A new book on the "architect-in-chief" of the 1937 Constitution fills a "significant lacuna" in Irish legal history, according to the Chief Justice Susan Denham.
Ms Justice Denham on Friday night launched a biography of John Hearne, barrister and a legal adviser to the Government in the 1930s, whose full role in the preparation of the Irish Constitution is becoming more widely known.
The event took place at a conference being held all weekend in Waterford, organised by the Waterford Treasures Museum, to mark the 80th anniversary of the adoption of the Constitution.
Much is known, Ms Justice Denham said, in other jurisdictions about the drafters of constitutions and about the “whole legal paraphernalia” that has grown around their judicial systems.
“That has been really absent in Ireland and that’s why this book is so important because it brings to the fore one of the key people in drafting the Constitution of Ireland.”
The biography was written by historian Dr Eugene Broderick and published by Irish Academic Press.
“Until fairly recently it was believed that president Éamon de Valera drafted, essentially, the Constitution but groundbreaking research in recent years by historians and lawyers has yielded a virtual treasure trove of information, original documents surrounding the drafting process and it has shed light on the reality,” the Chief Justice said.
‘Outstanding calibre’
She said the reality is that a public servant of “outstanding calibre”, John Hearne, was at the coalface of the drafting of that document and was involved at all key stages.

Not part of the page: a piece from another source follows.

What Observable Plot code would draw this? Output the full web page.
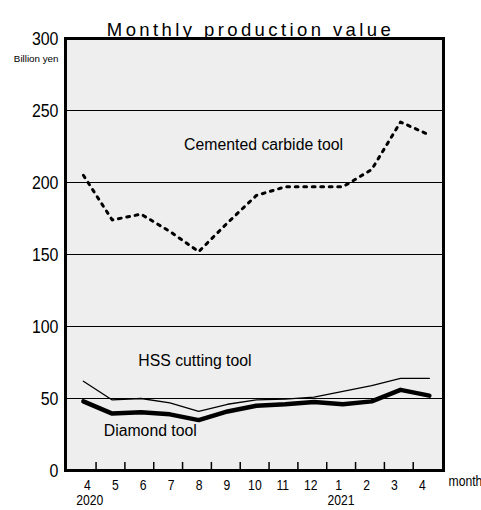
<!DOCTYPE html>
<html>
<head>
<meta charset="utf-8">
<script src="https://cdn.jsdelivr.net/npm/d3@7"></script>
<script src="https://cdn.jsdelivr.net/npm/@observablehq/plot@0.6"></script>
<style>
  html, body { margin: 0; padding: 0; background: #fff; }
</style>
</head>
<body>
<div id="chart"></div>
<script>
const months = ["4", "5", "6", "7", "8", "9", "10", "11", "12", "1", "2", "3", "4"];
const years = [{i: 0, label: "2020"}, {i: 9, label: "2021"}];
const carbide = [205, 174, 178, 166, 152, 172, 191, 197, 197, 197, 209, 242, 233];
const hss = [62, 49, 50, 47, 41, 46, 49, 49.5, 51, 55, 59, 64, 64];
const diamond = [48, 39.5, 40.5, 39, 35, 41, 45, 46, 47.5, 46, 48, 56, 52];
const yTicks = [0, 50, 100, 150, 200, 250, 300];
const gridLines = [50, 100, 150, 200, 250];

const idx = months.map((_, i) => i);
const tickPos = months.slice(0, -1).map((_, i) => i + 0.44);
const labelPos = months.map((m, i) => ({m, x: i * 0.968 + 0.14}));

const narrow = "'Liberation Sans', Arial, sans-serif, narrow";
const sans = "'Liberation Sans', Arial, sans-serif";

const plot = Plot.plot({
  width: 481,
  height: 510,
  marginTop: 38,
  marginBottom: 40,
  marginLeft: 65,
  marginRight: 38,
  x: {domain: [-0.62, 12.49], axis: null},
  y: {domain: [0, 300], axis: null},
  style: {fontFamily: sans, background: "#fff", overflow: "visible"},
  marks: [
    Plot.frame({fill: "#eeeeee", stroke: null}),
    Plot.ruleY(gridLines, {stroke: "#000", strokeWidth: 1.2}),
    Plot.ruleX(tickPos, {x: d => d, y1: 0, y2: 5.6, stroke: "#000", strokeWidth: 1.5}),
    Plot.line(idx, {x: d => d, y: d => hss[d], stroke: "#000", strokeWidth: 1.3}),
    Plot.line(idx, {x: d => d, y: d => diamond[d], stroke: "#000", strokeWidth: 4.5, strokeLinejoin: "round"}),
    Plot.line(idx, {x: d => d, y: d => carbide[d], stroke: "#000", strokeWidth: 3, strokeDasharray: "2.8,5.7", strokeLinecap: "round"}),
    Plot.frame({stroke: "#000", strokeWidth: 3}),
    // y tick labels
    Plot.text(yTicks, {frameAnchor: "left", y: d => d, text: d => String(d), dx: -7, textAnchor: "end", fontSize: 19, fontFamily: narrow, fill: "#000"}),
    Plot.text(["Billion yen"], {frameAnchor: "top-left", text: d => d, dx: -7, dy: 17, textAnchor: "end", fontSize: 9.8, fill: "#000"}),
    // x tick labels
    Plot.text(labelPos, {x: "x", y: 0, text: "m", dy: 15, fontSize: 14.5, fontFamily: narrow, fill: "#000"}),
    Plot.text(years, {x: d => labelPos[d.i].x + 0.08, y: 0, text: "label", dy: 30, fontSize: 14.5, fontFamily: narrow, fill: "#000"}),
    Plot.text(["month"], {frameAnchor: "bottom-right", text: d => d, dx: 5, dy: 15, textAnchor: "start", fontSize: 14.5, fontFamily: narrow, fill: "#000"}),
    // series labels
    Plot.text(["Cemented carbide tool"], {x: 6.25, y: 226, text: d => d, fontSize: 15.8, fill: "#000"}),
    Plot.text(["HSS cutting tool"], {x: 3.87, y: 76, text: d => d, fontSize: 15.8, fill: "#000"}),
    Plot.text(["Diamond tool"], {x: 2.32, y: 27.5, text: d => d, fontSize: 15.8, fill: "#000"}),
    // title
    Plot.text(["Monthly production value"], {frameAnchor: "top", text: d => d, dx: -4, dy: -16, fontSize: 18.5, fill: "#000"})
  ]
});

d3.select(plot).selectAll("text").filter(function() { return this.textContent === "Monthly production value"; })
  .attr("letter-spacing", "3.4");

// condensed look for axis numbers (horizontal scale only; keep vertical attributes)
d3.select(plot).selectAll("g[font-family*='narrow'] text").each(function() {
  const t = this.getAttribute("transform") || "";
  const xa = this.getAttribute("x");
  let extra = "";
  if (xa !== null && !isNaN(+xa)) {
    extra = ` translate(${+xa},0)`;
    this.removeAttribute("x");
  }
  this.setAttribute("transform", `${t}${extra} scale(0.84,1)`);
});

document.getElementById("chart").appendChild(plot);
</script>
</body>
</html>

Dr Broderick also poured cold water on the commonly-held belief that the former Archbishop of Dublin, Dr John Charles McQuaid, was heavily involved in writing the Constitution.
“We had the notion that John Charles McQuaid, according to one of his biographers, was the co-author of the Constitution. He was nothing of the sort.”

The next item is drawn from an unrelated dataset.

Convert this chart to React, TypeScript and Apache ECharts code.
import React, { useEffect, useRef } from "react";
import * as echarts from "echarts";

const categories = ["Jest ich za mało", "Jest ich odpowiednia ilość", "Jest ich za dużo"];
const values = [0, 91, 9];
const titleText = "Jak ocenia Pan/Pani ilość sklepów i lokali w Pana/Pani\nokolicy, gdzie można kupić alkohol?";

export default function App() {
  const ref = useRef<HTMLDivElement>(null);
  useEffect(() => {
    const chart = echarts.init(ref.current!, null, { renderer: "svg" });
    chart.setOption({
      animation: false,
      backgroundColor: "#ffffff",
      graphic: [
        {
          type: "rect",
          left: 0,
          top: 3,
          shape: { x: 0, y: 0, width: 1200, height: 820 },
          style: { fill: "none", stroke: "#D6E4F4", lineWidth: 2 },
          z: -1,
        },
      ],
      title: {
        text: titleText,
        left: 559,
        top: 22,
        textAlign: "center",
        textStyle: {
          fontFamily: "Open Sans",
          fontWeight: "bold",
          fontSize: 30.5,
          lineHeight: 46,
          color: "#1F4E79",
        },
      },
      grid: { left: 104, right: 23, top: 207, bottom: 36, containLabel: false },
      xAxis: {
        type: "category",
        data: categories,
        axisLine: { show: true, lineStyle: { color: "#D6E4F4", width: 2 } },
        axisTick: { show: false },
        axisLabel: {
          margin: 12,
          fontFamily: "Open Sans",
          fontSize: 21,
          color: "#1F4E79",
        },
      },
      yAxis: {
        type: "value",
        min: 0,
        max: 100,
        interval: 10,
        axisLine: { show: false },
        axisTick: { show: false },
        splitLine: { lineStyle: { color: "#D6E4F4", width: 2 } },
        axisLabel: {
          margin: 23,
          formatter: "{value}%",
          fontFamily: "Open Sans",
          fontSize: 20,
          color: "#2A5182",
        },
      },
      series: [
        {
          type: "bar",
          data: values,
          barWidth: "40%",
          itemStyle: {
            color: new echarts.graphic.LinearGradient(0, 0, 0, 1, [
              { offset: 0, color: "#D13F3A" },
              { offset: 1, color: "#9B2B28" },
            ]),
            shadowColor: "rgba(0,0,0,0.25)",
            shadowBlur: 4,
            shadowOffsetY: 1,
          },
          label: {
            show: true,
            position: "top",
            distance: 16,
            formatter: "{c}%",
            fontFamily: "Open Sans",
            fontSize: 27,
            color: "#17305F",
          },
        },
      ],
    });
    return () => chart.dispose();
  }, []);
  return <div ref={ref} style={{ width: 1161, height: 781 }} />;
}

McQuaid wasn’t even the archbishop in 1937, he pointed out, but a priest and headmaster of Blackrock College.
Meanwhile, de Valera himself “did very little to disabuse people of that notion” that he himself had written the Constitution, Dr Broderick told the conference.
However, on the day it came into force in 1937, he wrote an inscription on the Waterford-born John Hearne’s copy of the document, “not for public consumption”, describing Hearne as “architect-in-chief and draftsman of this Constitution”.
Criticised
A keynote speech was given by former minister for justice and attorney general, Senator Michael McDowell, who once again criticised the Government’s proposed legislation on a new judicial appointments board.
One of his main criticisms was the proposal that the Government should be given three recommendations for a judicial vacancy, rather than the current seven, by the new board and would not be told of any other applicants for a post. “That proposed change in the law, in my view, strikes a damaging blow to the right of government to be fully informed of the choice available in the exercise of its constitutional power and to appoint persons whom the government considers most suitable for higher judicial office.”